More recently, Shahan has overseen the addition of the Nursing Classroom Building and the Cypress Center as well as a maritime and welding program.

“When I started here we didn’t have a lawnmower because we didn’t have any grass on campus. We only had a weed eater,” Shahan said.

“There was one classroom building, the student center, and a library housed in what is now the Wilson Building. We had one paved parking lot. The rest was shell with telephone poles as the markers for the parking spots.”

As a longtime Foundation board member who took over as chair after last year’s death of Carlton “Corky” Harmon, Smith measures LSCO’s success in something besides classrooms and parking lots.

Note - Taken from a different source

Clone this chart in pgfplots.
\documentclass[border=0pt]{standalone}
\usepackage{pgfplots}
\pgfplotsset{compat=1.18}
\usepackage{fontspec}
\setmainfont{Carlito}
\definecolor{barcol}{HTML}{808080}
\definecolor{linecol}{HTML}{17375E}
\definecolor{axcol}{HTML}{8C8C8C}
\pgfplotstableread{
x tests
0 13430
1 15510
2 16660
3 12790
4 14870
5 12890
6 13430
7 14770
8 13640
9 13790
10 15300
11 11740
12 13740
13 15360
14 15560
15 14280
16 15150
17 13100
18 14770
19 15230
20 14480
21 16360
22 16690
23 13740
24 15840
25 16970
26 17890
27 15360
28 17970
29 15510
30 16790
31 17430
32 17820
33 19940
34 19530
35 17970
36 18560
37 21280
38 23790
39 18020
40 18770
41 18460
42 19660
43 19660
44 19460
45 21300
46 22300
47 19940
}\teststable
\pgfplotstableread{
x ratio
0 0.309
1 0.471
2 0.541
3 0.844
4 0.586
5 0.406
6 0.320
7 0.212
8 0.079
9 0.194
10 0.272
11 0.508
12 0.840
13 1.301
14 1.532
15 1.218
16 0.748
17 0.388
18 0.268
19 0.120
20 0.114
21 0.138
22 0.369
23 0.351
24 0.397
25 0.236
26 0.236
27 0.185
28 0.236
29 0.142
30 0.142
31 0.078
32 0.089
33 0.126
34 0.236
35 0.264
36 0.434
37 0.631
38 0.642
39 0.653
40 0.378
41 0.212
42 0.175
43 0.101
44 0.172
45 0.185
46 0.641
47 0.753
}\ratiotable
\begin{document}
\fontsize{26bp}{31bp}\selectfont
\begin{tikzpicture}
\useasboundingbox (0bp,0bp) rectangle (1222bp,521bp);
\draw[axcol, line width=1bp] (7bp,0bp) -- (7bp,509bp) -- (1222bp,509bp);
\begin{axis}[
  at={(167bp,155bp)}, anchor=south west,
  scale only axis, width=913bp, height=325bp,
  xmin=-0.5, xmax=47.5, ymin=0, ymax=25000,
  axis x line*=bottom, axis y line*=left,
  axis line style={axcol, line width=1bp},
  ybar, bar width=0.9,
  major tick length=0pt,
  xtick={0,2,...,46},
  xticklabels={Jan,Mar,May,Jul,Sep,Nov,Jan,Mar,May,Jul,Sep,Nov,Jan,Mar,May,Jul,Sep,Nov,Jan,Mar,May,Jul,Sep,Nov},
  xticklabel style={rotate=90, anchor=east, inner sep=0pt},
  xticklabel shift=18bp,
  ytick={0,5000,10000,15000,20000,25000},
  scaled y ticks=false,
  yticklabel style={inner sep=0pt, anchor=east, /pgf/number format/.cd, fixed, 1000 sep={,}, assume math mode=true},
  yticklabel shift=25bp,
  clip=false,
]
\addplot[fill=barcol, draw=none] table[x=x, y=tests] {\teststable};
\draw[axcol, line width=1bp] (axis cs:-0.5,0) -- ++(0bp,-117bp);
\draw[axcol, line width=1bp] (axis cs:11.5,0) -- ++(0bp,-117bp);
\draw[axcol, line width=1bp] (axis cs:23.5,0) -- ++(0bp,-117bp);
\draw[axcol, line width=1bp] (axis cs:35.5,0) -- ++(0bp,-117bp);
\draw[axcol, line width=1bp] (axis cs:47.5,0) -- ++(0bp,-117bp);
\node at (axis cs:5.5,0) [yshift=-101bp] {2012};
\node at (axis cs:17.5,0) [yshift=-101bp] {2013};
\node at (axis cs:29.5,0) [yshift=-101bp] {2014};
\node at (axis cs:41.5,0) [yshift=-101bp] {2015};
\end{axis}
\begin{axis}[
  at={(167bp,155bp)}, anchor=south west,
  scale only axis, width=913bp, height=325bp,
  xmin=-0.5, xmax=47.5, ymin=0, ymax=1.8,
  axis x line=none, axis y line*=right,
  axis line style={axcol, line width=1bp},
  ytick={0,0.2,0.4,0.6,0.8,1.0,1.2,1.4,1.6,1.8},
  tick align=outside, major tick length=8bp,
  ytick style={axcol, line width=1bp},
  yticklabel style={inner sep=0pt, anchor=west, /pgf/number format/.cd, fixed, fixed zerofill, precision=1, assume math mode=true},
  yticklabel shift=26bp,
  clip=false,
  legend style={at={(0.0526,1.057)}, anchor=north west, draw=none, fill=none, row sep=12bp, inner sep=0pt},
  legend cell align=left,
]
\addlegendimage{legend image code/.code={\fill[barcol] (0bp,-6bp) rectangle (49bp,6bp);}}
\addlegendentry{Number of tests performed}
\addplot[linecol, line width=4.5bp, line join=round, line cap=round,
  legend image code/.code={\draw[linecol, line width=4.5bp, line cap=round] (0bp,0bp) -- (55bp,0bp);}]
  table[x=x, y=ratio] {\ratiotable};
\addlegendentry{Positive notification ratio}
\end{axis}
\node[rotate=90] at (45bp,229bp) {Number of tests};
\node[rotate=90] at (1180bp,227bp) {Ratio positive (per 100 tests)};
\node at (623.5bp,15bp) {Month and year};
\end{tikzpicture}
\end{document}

“He’s done an excellent job,” Smith said. “Just look where the school was when he came and where it is now. We’ve got a great school here.

“The Foundation went from $300,000 [in the bank] to $5 million while he was there, too. Job well done.”

It is anticipated that a new president will be named in the Spring 2018 semester.

The Texas State University System, of which LSCO is a member, announced last Friday that Chancellor Brian McCall and Board of Regents Chair Rossanna Salazar will appoint an advisory committee to assist in the search.

That committee will be comprised of faculty, staff, students, members of the public and representatives of the TSUS Board of Regents.

In addition to the advisory committee, John Hayek, TSUS Vice Chancellor for Academic Affairs, will meet with key stakeholders on campus in the next couple of weeks to develop a list of attributes desired in the next president.

The advisory committee will work with an executive search firm to conduct a national search aimed at identifying three or four candidates to interview with McCall.

The chancellor will name a sole finalist and recommend he or she for confirmation by the Board at its May meeting.

McCall called Shahan “a great college president and a good friend to all of us at the Texas State University System.

“Lamar State College-Orange’s growth and improvement — not to mention its resilience and success through several hurricanes — would not have been possible without Mike’s effective leadership,” McCall said. “I want thank Mike for a job well done and wish him and his wife, Bridget, the very best in retirement.”

Shahan announced his retirement to faculty at the Fall 2018 Convocation late last week.

“I’ve got mixed emotions about this,” Shahan said. “I’m excited about retirement, but I’m so very sad to leave LSC-O.

“Serving as president of Lamar Orange for the past 23 years has been an honor and privilege,” Shahan said. “I am proud of this institution and what we have accomplished together.”

Shahan said his retirement will allow Lamar Orange to benefit from new ideas, new dreams, and new ways to adapt.

“It is time to move aside and let new leadership prevail,” Shahan said.

“I am confident that the Chancellor and the Board of Regents will find a successor who can take LSCO to new heights.”

Smith sounded more hopeful than confident that Shahan’s retirement will be more successful.

“I just hope they can find somebody that’s a good successor and will do as good a job,” Smith said.

“We’ve been very fortunate. We’ll miss him.”